At the same time, who else supports them? Yes, it is our Muslim brethren at places like Zaytuna who tell us that respecting and living by this hierarchy means respecting the rule of law and living in dignity. Who tell us that dignity requires us to put aside critical thought and Edward Said, Frantz Fanon, Karima Lazali, and Jasbir Puar. They tell us to put aside this whole world that teaches us to question and challenge power. Instead, they tell us that what God wants and what dignity mandates is that we accept our position in life. If our position in life is that of an oppressed minority, an oppressed non-White, then the problem is our false consciousness, because we are not really oppressed. That is just a narrative of victimization, and narratives of victimization are contrary to dignity.
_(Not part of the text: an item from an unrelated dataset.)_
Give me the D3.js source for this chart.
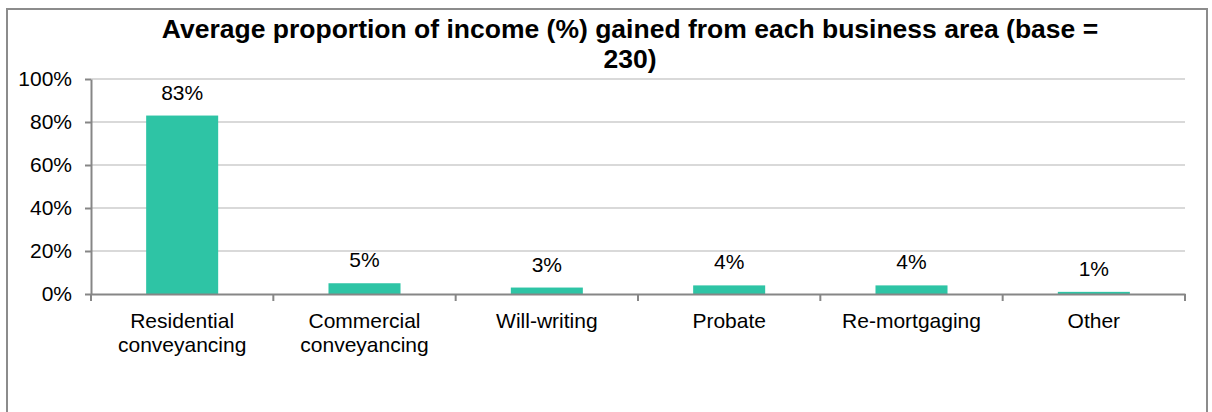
<!DOCTYPE html>
<html>
<head>
<meta charset="utf-8">
<script src="https://cdn.jsdelivr.net/npm/d3@7"></script>
<style>
  html, body { margin: 0; padding: 0; background: #fff; }
  svg { display: block; font-family: "Liberation Sans", Arial, sans-serif; }
</style>
</head>
<body>
<svg id="chart" width="1212" height="412"></svg>
<script>
const categories = ["Residential conveyancing", "Commercial conveyancing", "Will-writing", "Probate", "Re-mortgaging", "Other"];
const values = [83, 5, 3, 4, 4, 1];
const yTicks = [0, 20, 40, 60, 80, 100];
const titleLines = ["Average proportion of income (%) gained from each business area (base =", "230)"];

const svg = d3.select("#chart");
const plot = { left: 91, right: 1185, top: 79, bottom: 294 };

// outer chart frame
svg.append("rect")
  .attr("x", 7).attr("y", 9)
  .attr("width", 1200).attr("height", 420)
  .attr("fill", "#fff")
  .attr("stroke", "#8c8c8c").attr("stroke-width", 2);

const x = d3.scaleBand().domain(categories).range([plot.left, plot.right]).padding(0);
const y = d3.scaleLinear().domain([0, 100]).range([plot.bottom, plot.top]);

// title
svg.append("text")
  .attr("x", 630).attr("y", 37.5)
  .attr("text-anchor", "middle")
  .attr("font-size", 26.5).attr("font-weight", "bold").attr("fill", "#000")
  .selectAll("tspan").data(titleLines).join("tspan")
  .attr("x", 630).attr("dy", (d, i) => i === 0 ? 0 : 30.5)
  .text(d => d);

// horizontal gridlines
svg.append("g").selectAll("line").data(yTicks.filter(t => t > 0)).join("line")
  .attr("x1", plot.left).attr("x2", plot.right)
  .attr("y1", d => y(d)).attr("y2", d => y(d))
  .attr("stroke", "#d9d9d9").attr("stroke-width", 2);

// bars
const barW = x.bandwidth() * 0.395;
svg.append("g").selectAll("rect").data(values).join("rect")
  .attr("x", (d, i) => x(categories[i]) + (x.bandwidth() - barW) / 2)
  .attr("y", d => y(d))
  .attr("width", barW)
  .attr("height", d => y(0) - y(d))
  .attr("fill", "#2ec4a5");

// value labels
svg.append("g").selectAll("text").data(values).join("text")
  .attr("x", (d, i) => x(categories[i]) + x.bandwidth() / 2)
  .attr("y", d => y(d) - 16)
  .attr("text-anchor", "middle")
  .attr("font-size", 21).attr("fill", "#000")
  .text(d => d + "%");

// y axis
const yAxis = svg.append("g")
  .attr("transform", `translate(${plot.left},0)`)
  .call(d3.axisLeft(y).tickValues(yTicks).tickFormat(d => d + "%").tickSize(6).tickSizeOuter(0).tickPadding(13));
yAxis.select(".domain").attr("stroke", "#868686").attr("stroke-width", 2);
yAxis.selectAll(".tick line").attr("stroke", "#868686").attr("stroke-width", 2);
yAxis.selectAll(".tick text")
  .attr("font-family", "Liberation Sans, Arial, sans-serif")
  .attr("font-size", 21).attr("fill", "#000");

// x axis: baseline with ticks at category boundaries
const xAxis = svg.append("g")
  .attr("transform", `translate(0,${plot.bottom})`)
  .call(d3.axisBottom(x).tickSize(0).tickSizeOuter(0).tickFormat(""));
xAxis.select(".domain").attr("stroke", "#868686").attr("stroke-width", 2);
xAxis.selectAll(".tick").remove();

const bounds = categories.map(c => x(c)).concat([x.range()[1]]);
xAxis.selectAll("line.bound").data(bounds).join("line")
  .attr("class", "bound")
  .attr("x1", d => d).attr("x2", d => d)
  .attr("y1", 0).attr("y2", 7)
  .attr("stroke", "#868686").attr("stroke-width", 2);

// category labels, wrapped on spaces
const catText = svg.append("g").selectAll("text").data(categories).join("text")
  .attr("text-anchor", "middle")
  .attr("font-size", 21).attr("fill", "#000")
  .attr("y", 328);
catText.each(function(c) {
  const cx = x(c) + x.bandwidth() / 2;
  d3.select(this).selectAll("tspan").data(c.split(" ")).join("tspan")
    .attr("x", cx)
    .attr("dy", (d, i) => i === 0 ? 0 : 23.5)
    .text(d => d);
});
</script>
</body>
</html>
Who gets the financial support in the world we live in? It is the folks who tell you there is dignity in accepting oppression. It is those people who find donors supporting them. Meanwhile, the Muslims who tell you there is no dignity in living an oppressed life, no dignity in an unjust law, and no dignity in a rule of law that masks the rule of racism and oppressors do not have Muslim donors supporting them. There is so much to talk about, and so many events that I could have dealt with, but we will have to stop here for today. Perhaps in another khutbah, I will deal with these issues.